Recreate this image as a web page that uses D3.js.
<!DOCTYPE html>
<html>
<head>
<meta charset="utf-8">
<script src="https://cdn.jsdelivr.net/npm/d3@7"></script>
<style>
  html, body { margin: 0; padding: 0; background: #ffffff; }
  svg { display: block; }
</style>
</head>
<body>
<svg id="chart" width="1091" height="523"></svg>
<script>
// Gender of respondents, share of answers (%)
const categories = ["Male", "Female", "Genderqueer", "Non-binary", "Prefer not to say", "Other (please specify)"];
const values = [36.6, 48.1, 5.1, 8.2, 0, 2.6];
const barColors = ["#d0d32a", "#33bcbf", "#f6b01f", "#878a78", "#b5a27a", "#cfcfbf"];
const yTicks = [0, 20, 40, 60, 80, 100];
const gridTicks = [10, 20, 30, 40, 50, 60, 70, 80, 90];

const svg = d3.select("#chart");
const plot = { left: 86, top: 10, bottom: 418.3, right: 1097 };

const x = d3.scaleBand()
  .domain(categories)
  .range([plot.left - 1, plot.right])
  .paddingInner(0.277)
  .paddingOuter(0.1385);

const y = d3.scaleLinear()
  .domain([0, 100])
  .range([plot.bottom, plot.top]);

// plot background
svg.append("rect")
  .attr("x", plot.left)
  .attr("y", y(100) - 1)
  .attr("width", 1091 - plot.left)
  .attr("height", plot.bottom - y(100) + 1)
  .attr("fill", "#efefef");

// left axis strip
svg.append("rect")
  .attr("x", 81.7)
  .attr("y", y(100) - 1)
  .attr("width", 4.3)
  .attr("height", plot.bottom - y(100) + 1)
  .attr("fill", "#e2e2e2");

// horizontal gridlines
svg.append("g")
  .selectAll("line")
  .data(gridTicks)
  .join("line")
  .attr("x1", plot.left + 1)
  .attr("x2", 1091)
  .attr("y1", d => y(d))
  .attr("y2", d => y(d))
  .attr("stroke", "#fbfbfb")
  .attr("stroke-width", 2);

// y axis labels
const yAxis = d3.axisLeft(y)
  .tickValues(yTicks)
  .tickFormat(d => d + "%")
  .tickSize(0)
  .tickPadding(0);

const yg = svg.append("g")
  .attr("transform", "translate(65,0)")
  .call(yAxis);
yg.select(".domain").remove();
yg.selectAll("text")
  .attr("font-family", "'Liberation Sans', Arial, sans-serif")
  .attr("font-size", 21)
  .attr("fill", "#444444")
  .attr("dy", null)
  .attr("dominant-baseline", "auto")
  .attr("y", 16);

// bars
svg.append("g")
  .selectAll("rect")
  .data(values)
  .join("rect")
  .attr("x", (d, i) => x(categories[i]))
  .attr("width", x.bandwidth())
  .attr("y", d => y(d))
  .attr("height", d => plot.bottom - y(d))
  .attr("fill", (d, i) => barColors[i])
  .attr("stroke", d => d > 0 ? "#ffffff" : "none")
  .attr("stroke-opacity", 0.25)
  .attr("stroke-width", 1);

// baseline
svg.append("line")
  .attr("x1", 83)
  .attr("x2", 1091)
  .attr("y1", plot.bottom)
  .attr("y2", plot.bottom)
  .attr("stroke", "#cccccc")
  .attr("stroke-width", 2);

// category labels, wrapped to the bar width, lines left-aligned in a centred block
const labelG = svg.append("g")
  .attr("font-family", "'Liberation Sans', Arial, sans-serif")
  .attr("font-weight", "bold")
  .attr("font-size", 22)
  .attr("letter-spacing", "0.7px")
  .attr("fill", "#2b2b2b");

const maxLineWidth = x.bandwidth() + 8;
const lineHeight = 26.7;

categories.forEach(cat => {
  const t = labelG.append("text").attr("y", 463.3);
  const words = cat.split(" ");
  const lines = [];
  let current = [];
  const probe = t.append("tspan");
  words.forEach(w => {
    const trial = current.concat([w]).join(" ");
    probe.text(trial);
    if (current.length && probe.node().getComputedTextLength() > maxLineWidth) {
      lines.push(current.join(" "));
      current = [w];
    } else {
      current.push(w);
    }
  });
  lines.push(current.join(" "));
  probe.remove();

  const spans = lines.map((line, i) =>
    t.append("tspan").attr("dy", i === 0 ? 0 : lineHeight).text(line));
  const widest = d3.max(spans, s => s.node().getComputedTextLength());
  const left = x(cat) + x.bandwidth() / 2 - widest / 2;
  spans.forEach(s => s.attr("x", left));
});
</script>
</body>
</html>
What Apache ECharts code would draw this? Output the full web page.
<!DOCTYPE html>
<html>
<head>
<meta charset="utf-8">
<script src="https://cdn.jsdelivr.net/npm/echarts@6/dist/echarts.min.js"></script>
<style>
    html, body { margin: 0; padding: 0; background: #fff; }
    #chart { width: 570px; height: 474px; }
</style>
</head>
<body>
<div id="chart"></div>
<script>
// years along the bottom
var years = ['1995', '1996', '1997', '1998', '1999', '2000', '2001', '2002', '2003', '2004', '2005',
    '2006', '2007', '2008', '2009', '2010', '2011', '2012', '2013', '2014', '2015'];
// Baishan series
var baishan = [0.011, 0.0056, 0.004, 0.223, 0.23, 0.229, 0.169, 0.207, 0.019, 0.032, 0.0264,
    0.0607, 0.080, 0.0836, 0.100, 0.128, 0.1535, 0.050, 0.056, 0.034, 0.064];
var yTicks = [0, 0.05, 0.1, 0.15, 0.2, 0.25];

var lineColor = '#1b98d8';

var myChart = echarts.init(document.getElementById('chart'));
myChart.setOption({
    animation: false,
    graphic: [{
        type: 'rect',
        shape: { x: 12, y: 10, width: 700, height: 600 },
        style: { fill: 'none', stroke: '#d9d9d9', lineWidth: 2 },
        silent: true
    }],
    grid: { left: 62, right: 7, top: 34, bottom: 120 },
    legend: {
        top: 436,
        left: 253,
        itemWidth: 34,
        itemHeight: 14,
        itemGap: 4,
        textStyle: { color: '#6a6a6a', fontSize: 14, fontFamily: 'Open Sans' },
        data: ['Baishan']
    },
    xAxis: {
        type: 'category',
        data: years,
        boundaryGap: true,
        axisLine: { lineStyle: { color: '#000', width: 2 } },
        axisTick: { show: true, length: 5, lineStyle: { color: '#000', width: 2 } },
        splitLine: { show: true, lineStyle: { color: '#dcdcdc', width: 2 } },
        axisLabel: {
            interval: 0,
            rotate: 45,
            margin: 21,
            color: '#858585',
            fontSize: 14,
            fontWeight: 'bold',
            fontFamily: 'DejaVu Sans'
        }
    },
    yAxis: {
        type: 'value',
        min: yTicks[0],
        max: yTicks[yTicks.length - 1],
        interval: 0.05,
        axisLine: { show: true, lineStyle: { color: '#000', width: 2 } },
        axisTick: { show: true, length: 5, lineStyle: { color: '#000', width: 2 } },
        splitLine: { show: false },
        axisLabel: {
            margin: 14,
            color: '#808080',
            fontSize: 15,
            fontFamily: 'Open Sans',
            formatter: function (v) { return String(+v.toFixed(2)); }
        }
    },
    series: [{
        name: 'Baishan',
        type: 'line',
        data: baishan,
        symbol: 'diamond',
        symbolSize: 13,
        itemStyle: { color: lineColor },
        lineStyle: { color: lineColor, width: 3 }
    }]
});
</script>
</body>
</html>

- DIRECTION
Among the entries above, identify all lines with "this" and copy them.

- THE OUTPUT
Recreate this image as a web page that uses D3.js.
What Apache ECharts code would draw this? Output the full web page.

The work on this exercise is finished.